Reproduce, character for character, the lines below from the first through the one with "4.1, 4.7, 5.3, 5.1, 4.5]". Leave pictures out.

━━━━━━━━━━━━━━━━

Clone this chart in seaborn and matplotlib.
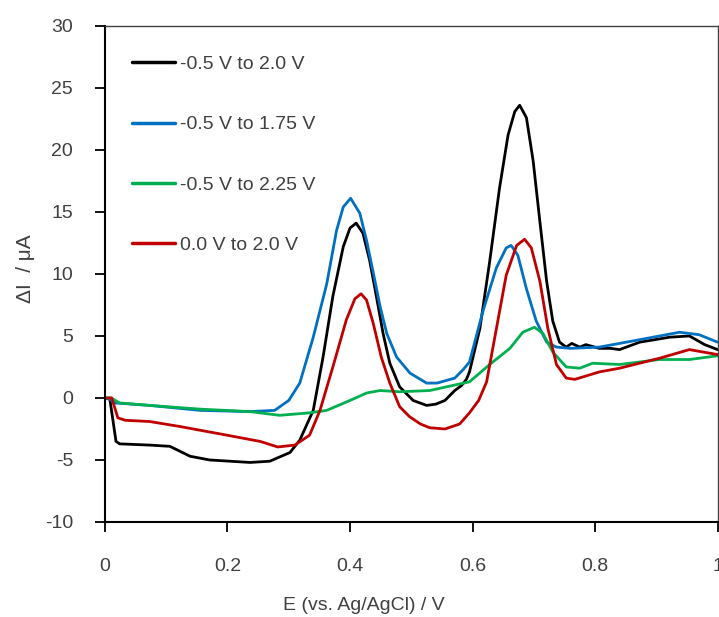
import matplotlib
matplotlib.use("Agg")
import matplotlib.pyplot as plt
import pandas as pd
import seaborn as sns

# (E in V, delta I in uA)
black_x = [0.0, 0.008, 0.018, 0.024, 0.073, 0.106, 0.139, 0.171, 0.237, 0.269, 0.302, 0.318,
           0.34, 0.356, 0.372, 0.389, 0.40, 0.41, 0.421, 0.432, 0.443, 0.454, 0.465, 0.481,
           0.503, 0.525, 0.54, 0.555, 0.571, 0.582, 0.59, 0.595, 0.612, 0.628, 0.644, 0.658,
           0.669, 0.677, 0.688, 0.699, 0.71, 0.721, 0.731, 0.742, 0.753, 0.762, 0.775, 0.785,
           0.807, 0.825, 0.84, 0.873, 0.922, 0.954, 0.979, 1.0]
black_y = [0.0, -0.1, -3.5, -3.7, -3.8, -3.9, -4.7, -5.0, -5.2, -5.1, -4.4, -3.4,
           -1.0, 3.3, 8.2, 12.2, 13.7, 14.1, 13.3, 11.1, 8.2, 5.2, 2.8, 0.9,
           -0.2, -0.6, -0.5, -0.2, 0.6, 1.0, 1.5, 2.1, 5.6, 11.0, 16.9, 21.2,
           23.1, 23.6, 22.6, 19.1, 14.2, 9.4, 6.2, 4.5, 4.1, 4.4, 4.1, 4.3,
           4.0, 4.0, 3.9, 4.5, 4.9, 5.0, 4.3, 3.9]

blue_x = [0.0, 0.008, 0.016, 0.073, 0.155, 0.237, 0.277, 0.30, 0.318, 0.34, 0.362, 0.378,
          0.389, 0.401, 0.416, 0.427, 0.438, 0.449, 0.46, 0.476, 0.498, 0.525, 0.542, 0.571,
          0.585, 0.595, 0.617, 0.639, 0.655, 0.663, 0.674, 0.688, 0.704, 0.721, 0.737, 0.76,
          0.807, 0.873, 0.938, 0.97, 1.0]
blue_y = [0.0, -0.1, -0.4, -0.6, -1.0, -1.1, -1.0, -0.2, 1.2, 4.9, 9.2, 13.5,
          15.4, 16.1, 14.9, 12.7, 10.1, 7.4, 5.2, 3.3, 2.0, 1.2, 1.2, 1.6,
          2.3, 2.9, 7.0, 10.5, 12.1, 12.3, 11.5, 8.8, 6.2, 4.5, 4.1, 4.0,
          4.1, 4.7, 5.3, 5.1, 4.5]

green_x = [0.0, 0.01, 0.024, 0.073, 0.155, 0.237, 0.285, 0.334, 0.362, 0.40, 0.427, 0.449,
           0.481, 0.53, 0.595, 0.628, 0.661, 0.682, 0.701, 0.715, 0.731, 0.753, 0.775, 0.796,
           0.84, 0.905, 0.954, 1.0]
green_y = [0.0, 0.0, -0.4, -0.6, -0.9, -1.1, -1.4, -1.2, -1.0, -0.2, 0.4, 0.6,
           0.5, 0.6, 1.3, 2.7, 4.0, 5.3, 5.7, 5.2, 3.7, 2.5, 2.4, 2.8,
           2.7, 3.1, 3.1, 3.4]

red_x = [0.0, 0.011, 0.021, 0.033, 0.073, 0.122, 0.188, 0.253, 0.282, 0.31, 0.334, 0.351,
         0.372, 0.394, 0.408, 0.418, 0.427, 0.438, 0.451, 0.465, 0.481, 0.497, 0.515, 0.53,
         0.555, 0.579, 0.595, 0.61, 0.623, 0.639, 0.655, 0.672, 0.685, 0.696, 0.71, 0.723,
         0.737, 0.753, 0.767, 0.807, 0.84, 0.905, 0.954, 1.0]
red_y = [0.0, 0.0, -1.6, -1.8, -1.9, -2.3, -2.9, -3.5, -3.95, -3.8, -3.0, -1.0,
         2.5, 6.3, 8.0, 8.4, 7.9, 6.0, 3.3, 1.2, -0.7, -1.5, -2.1, -2.4,
         -2.5, -2.1, -1.2, -0.2, 1.3, 5.6, 9.9, 12.3, 12.8, 12.1, 9.4, 5.6,
         2.7, 1.6, 1.5, 2.1, 2.4, 3.2, 3.9, 3.5]

labels = ["-0.5 V to 2.0 V", "-0.5 V to 1.75 V", "-0.5 V to 2.25 V", "0.0 V to 2.0 V"]
colors = ["#000000", "#0070C0", "#00B050", "#C00000"]

frames = []
for lab, xs, ys in zip(labels, [black_x, blue_x, green_x, red_x], [black_y, blue_y, green_y, red_y]):
    frames.append(pd.DataFrame({"E": xs, "I": ys, "scan": lab}))
df = pd.concat(frames, ignore_index=True)

sns.set_style("white")
plt.rcParams["font.family"] = ["Liberation Sans", "DejaVu Sans"]
plt.rcParams["axes.unicode_minus"] = False

fig = plt.figure(figsize=(7.19, 6.17), dpi=100)
ax = fig.add_axes([0.146, 0.154, 0.852, 0.804])

sns.lineplot(data=df, x="E", y="I", hue="scan", hue_order=labels, palette=colors,
             sort=False, estimator=None, linewidth=2.0, ax=ax)
for ln in ax.get_lines():
    ln.set_solid_joinstyle("round")

ax.set_xlim(0, 1)
ax.set_ylim(-10, 30)
ax.set_xticks([0, 0.2, 0.4, 0.6, 0.8, 1])
ax.set_xticklabels(["0", "0.2", "0.4", "0.6", "0.8", "1"])
ax.set_yticks(range(-10, 31, 5))

for side in ["left", "bottom"]:
    ax.spines[side].set_color("black")
    ax.spines[side].set_linewidth(1.5)
for side in ["top", "right"]:
    ax.spines[side].set_color("#404040")
    ax.spines[side].set_linewidth(1.0)

ax.tick_params(axis="y", direction="out", length=7, width=1.3, color="black",
               pad=16, labelsize=14, labelcolor="#404040", left=True)
ax.tick_params(axis="x", direction="out", length=7, width=1.3, color="black",
               pad=19, labelsize=14, labelcolor="#404040", bottom=True)

ax.set_xlabel("E (vs. Ag/AgCl) / V", fontsize=14, color="#404040")
ax.xaxis.set_label_coords(0.423, -0.152)
ax.set_ylabel("ΔI  / μA", fontsize=15, color="#404040")
ax.yaxis.set_label_coords(-0.114, 0.51)

leg = ax.legend(loc="upper left", bbox_to_anchor=(0.029, 0.96), frameon=False,
                fontsize=14, handlelength=2.2, handletextpad=0.25, labelspacing=2.2,
                borderpad=0)
for t in leg.get_texts():
    t.set_color("#404040")
for h in leg.get_lines():
    h.set_linewidth(2.5)

fig.savefig("out.png", dpi=100)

━━━━━━━━━━━━━━━━

*Answer to the exercise*:
Clone this chart in seaborn and matplotlib.
import matplotlib
matplotlib.use("Agg")
import matplotlib.pyplot as plt
import pandas as pd
import seaborn as sns

# (E in V, delta I in uA)
black_x = [0.0, 0.008, 0.018, 0.024, 0.073, 0.106, 0.139, 0.171, 0.237, 0.269, 0.302, 0.318,
           0.34, 0.356, 0.372, 0.389, 0.40, 0.41, 0.421, 0.432, 0.443, 0.454, 0.465, 0.481,
           0.503, 0.525, 0.54, 0.555, 0.571, 0.582, 0.59, 0.595, 0.612, 0.628, 0.644, 0.658,
           0.669, 0.677, 0.688, 0.699, 0.71, 0.721, 0.731, 0.742, 0.753, 0.762, 0.775, 0.785,
           0.807, 0.825, 0.84, 0.873, 0.922, 0.954, 0.979, 1.0]
black_y = [0.0, -0.1, -3.5, -3.7, -3.8, -3.9, -4.7, -5.0, -5.2, -5.1, -4.4, -3.4,
           -1.0, 3.3, 8.2, 12.2, 13.7, 14.1, 13.3, 11.1, 8.2, 5.2, 2.8, 0.9,
           -0.2, -0.6, -0.5, -0.2, 0.6, 1.0, 1.5, 2.1, 5.6, 11.0, 16.9, 21.2,
           23.1, 23.6, 22.6, 19.1, 14.2, 9.4, 6.2, 4.5, 4.1, 4.4, 4.1, 4.3,
           4.0, 4.0, 3.9, 4.5, 4.9, 5.0, 4.3, 3.9]

blue_x = [0.0, 0.008, 0.016, 0.073, 0.155, 0.237, 0.277, 0.30, 0.318, 0.34, 0.362, 0.378,
          0.389, 0.401, 0.416, 0.427, 0.438, 0.449, 0.46, 0.476, 0.498, 0.525, 0.542, 0.571,
          0.585, 0.595, 0.617, 0.639, 0.655, 0.663, 0.674, 0.688, 0.704, 0.721, 0.737, 0.76,
          0.807, 0.873, 0.938, 0.97, 1.0]
blue_y = [0.0, -0.1, -0.4, -0.6, -1.0, -1.1, -1.0, -0.2, 1.2, 4.9, 9.2, 13.5,
          15.4, 16.1, 14.9, 12.7, 10.1, 7.4, 5.2, 3.3, 2.0, 1.2, 1.2, 1.6,
          2.3, 2.9, 7.0, 10.5, 12.1, 12.3, 11.5, 8.8, 6.2, 4.5, 4.1, 4.0,
          4.1, 4.7, 5.3, 5.1, 4.5]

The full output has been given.